People want selfies. They don’t usually want to give you money.

Gwyneth Paltrow onstage at a tech conference.
Gwyneth Paltrow onstage at a tech conference.
Gwyneth Paltrow
Phillip Faraone/Getty Images for the Wall Street Journal and WSJ Magazine

It’s not uncommon for Silicon Valley investors to get a money pitch from a celebrity who moonlights as an entrepreneur: Jessica Alba founded the Honest Company. Brooklyn Decker in recent months has been meeting with venture capitalists on her startup, Finery.

And Gwyneth Paltrow has pitched investors on Goop, the easy-to-criticize media and commerce company she launched from her kitchen.

So, what’s it like to be pitched by Gwyneth Paltrow?

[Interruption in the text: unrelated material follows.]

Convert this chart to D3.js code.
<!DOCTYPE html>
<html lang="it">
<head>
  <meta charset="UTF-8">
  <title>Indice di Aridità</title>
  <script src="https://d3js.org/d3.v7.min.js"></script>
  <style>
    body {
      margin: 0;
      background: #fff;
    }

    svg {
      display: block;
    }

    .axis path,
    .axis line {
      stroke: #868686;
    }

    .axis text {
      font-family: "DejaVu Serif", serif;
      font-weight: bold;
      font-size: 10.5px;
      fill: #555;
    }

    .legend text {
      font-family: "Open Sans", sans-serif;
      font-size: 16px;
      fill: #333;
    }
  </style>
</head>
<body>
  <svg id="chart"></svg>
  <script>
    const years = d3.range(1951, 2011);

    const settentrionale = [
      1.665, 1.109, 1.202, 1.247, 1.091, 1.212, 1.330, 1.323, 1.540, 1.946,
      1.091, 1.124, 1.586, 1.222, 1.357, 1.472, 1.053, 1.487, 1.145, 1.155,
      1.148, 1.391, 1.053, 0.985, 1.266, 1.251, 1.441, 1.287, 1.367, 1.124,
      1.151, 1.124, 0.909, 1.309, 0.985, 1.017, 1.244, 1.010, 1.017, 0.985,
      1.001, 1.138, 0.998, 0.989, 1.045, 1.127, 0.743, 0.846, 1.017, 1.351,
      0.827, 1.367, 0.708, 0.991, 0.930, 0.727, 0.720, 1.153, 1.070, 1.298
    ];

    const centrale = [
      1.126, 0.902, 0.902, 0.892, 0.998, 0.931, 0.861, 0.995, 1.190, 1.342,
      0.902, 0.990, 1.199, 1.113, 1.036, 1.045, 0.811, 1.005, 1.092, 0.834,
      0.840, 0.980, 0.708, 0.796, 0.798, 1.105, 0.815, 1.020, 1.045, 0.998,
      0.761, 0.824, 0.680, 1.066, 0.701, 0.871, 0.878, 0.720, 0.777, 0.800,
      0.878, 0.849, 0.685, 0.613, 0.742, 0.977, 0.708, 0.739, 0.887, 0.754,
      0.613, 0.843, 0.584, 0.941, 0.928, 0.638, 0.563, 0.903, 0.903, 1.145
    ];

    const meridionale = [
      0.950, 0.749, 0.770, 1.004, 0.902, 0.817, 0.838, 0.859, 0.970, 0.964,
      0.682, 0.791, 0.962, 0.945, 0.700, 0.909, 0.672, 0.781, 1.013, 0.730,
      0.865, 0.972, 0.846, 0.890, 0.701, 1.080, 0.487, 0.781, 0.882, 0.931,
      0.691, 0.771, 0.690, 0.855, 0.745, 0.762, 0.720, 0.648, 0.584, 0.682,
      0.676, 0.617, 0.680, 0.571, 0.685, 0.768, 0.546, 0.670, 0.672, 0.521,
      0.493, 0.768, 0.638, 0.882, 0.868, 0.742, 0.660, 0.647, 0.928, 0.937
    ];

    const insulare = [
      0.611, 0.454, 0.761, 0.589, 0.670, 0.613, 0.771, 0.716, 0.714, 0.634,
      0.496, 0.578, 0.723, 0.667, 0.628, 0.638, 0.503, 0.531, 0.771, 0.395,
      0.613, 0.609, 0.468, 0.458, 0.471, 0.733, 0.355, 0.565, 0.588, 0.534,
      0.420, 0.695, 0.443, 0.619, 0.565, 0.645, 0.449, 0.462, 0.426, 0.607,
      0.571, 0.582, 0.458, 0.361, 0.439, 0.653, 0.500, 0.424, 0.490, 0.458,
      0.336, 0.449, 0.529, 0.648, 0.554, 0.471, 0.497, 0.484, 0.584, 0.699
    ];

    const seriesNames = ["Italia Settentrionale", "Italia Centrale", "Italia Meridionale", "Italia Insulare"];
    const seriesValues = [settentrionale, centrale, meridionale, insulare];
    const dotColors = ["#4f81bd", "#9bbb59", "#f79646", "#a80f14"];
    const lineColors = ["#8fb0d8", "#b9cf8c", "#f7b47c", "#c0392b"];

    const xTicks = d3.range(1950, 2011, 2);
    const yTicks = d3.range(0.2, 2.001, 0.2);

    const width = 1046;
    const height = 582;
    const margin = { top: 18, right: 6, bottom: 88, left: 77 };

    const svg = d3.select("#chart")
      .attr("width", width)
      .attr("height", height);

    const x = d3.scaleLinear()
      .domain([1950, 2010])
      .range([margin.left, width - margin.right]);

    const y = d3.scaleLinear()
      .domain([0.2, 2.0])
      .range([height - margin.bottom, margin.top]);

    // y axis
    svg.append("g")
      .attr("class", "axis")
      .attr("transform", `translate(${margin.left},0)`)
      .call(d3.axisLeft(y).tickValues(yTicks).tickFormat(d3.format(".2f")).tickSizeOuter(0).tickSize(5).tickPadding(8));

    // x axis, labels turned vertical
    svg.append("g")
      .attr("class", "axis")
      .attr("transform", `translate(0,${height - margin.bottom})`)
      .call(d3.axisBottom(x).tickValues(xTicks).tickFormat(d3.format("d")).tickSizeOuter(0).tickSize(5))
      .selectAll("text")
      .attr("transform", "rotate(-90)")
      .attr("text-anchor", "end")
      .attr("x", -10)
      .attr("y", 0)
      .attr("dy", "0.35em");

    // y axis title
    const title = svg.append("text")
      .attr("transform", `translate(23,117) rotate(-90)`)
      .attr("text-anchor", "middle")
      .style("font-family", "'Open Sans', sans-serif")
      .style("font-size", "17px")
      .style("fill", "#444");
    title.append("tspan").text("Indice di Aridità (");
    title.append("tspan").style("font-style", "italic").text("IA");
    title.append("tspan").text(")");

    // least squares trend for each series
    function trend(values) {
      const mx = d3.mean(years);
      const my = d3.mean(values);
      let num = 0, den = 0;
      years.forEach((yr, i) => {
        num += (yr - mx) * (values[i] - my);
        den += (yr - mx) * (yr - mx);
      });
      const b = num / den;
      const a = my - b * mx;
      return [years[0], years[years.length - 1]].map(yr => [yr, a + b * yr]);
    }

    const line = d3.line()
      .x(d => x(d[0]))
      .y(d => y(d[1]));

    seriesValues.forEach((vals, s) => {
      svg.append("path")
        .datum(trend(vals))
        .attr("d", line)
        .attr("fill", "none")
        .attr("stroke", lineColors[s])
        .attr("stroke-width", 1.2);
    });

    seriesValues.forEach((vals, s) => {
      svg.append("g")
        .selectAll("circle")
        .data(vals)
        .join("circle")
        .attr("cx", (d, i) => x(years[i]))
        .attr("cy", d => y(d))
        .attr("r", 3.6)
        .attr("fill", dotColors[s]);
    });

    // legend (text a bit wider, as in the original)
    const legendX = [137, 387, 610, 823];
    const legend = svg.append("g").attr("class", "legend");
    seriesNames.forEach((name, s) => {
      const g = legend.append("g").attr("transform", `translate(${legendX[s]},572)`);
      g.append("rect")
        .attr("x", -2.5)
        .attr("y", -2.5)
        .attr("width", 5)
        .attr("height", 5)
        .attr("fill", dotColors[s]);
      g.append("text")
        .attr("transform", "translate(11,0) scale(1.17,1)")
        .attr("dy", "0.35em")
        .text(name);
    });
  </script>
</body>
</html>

Let’s ask Gwyneth Paltrow.

“It’s great to be Gwyneth Paltrow when you’re raising money, because I think people take the meeting,” she said to an audience of venture capitalists and CEOs at the Upfront Summit in Los Angeles on Thursday. “But it’s bad because then you get a lot more rejections than you would’ve if they didn’t want to take the selfie.”

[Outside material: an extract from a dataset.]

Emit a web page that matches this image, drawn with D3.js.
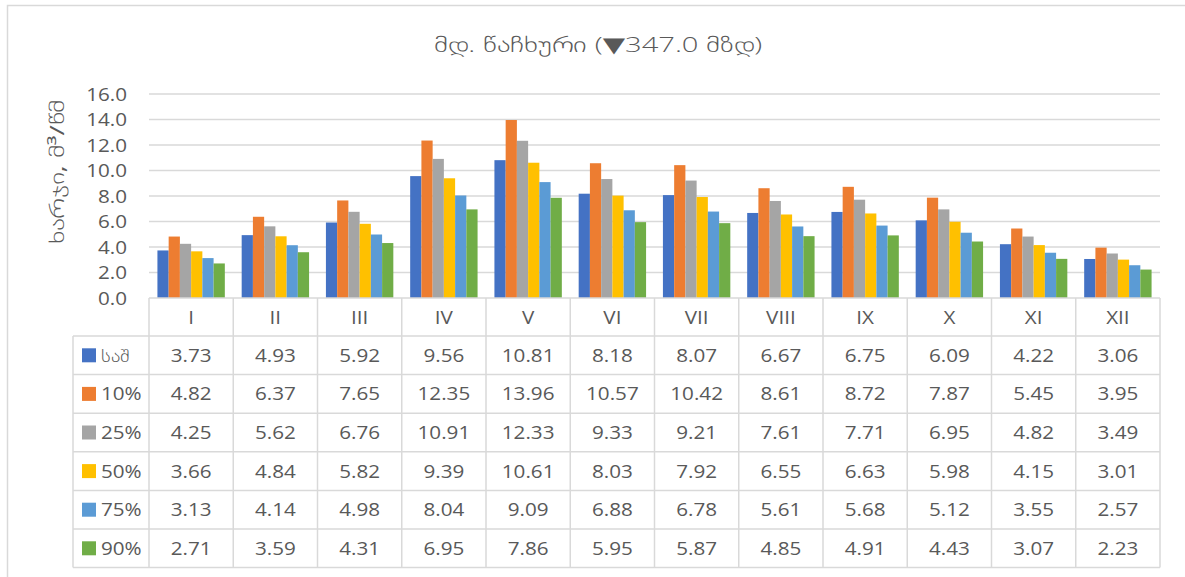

Paltrow might have been talking about her unique stature as a celebrity, but she’s speaking to a real problem in the Valley: Investors can waste a lot of founders’ time with niceties and we’ll-get-back-to-yous. From the perch of investors, though, they’re merely studying a market and keeping the industry’s best CEOs close — and yes, sometimes celebrity CEOs — in case they turn out to be behind the next big thing.

So it’s not a ridiculous issue that Paltrow is addressing. Silicon Valley investors try hard to manage connections and information, even if that means startups get dragged along.

Over the years, the actress has raised north of $80 million, so she got the hang of it eventually. Goop is still a punchline for some — declared “the most controversial brand in the wellness industry” recently by the New York Times — but it’s now worth $250 million and is backed by some leading Silicon Valley investors.

When Paltrow began pitching venture capitalists, she knew she had flaws and gaps in her résumé as an entrepreneur.

“Why was anybody going to give me money?” she said, to some nervous laughter from the Upfront crowd. “It’s not much easier over time.”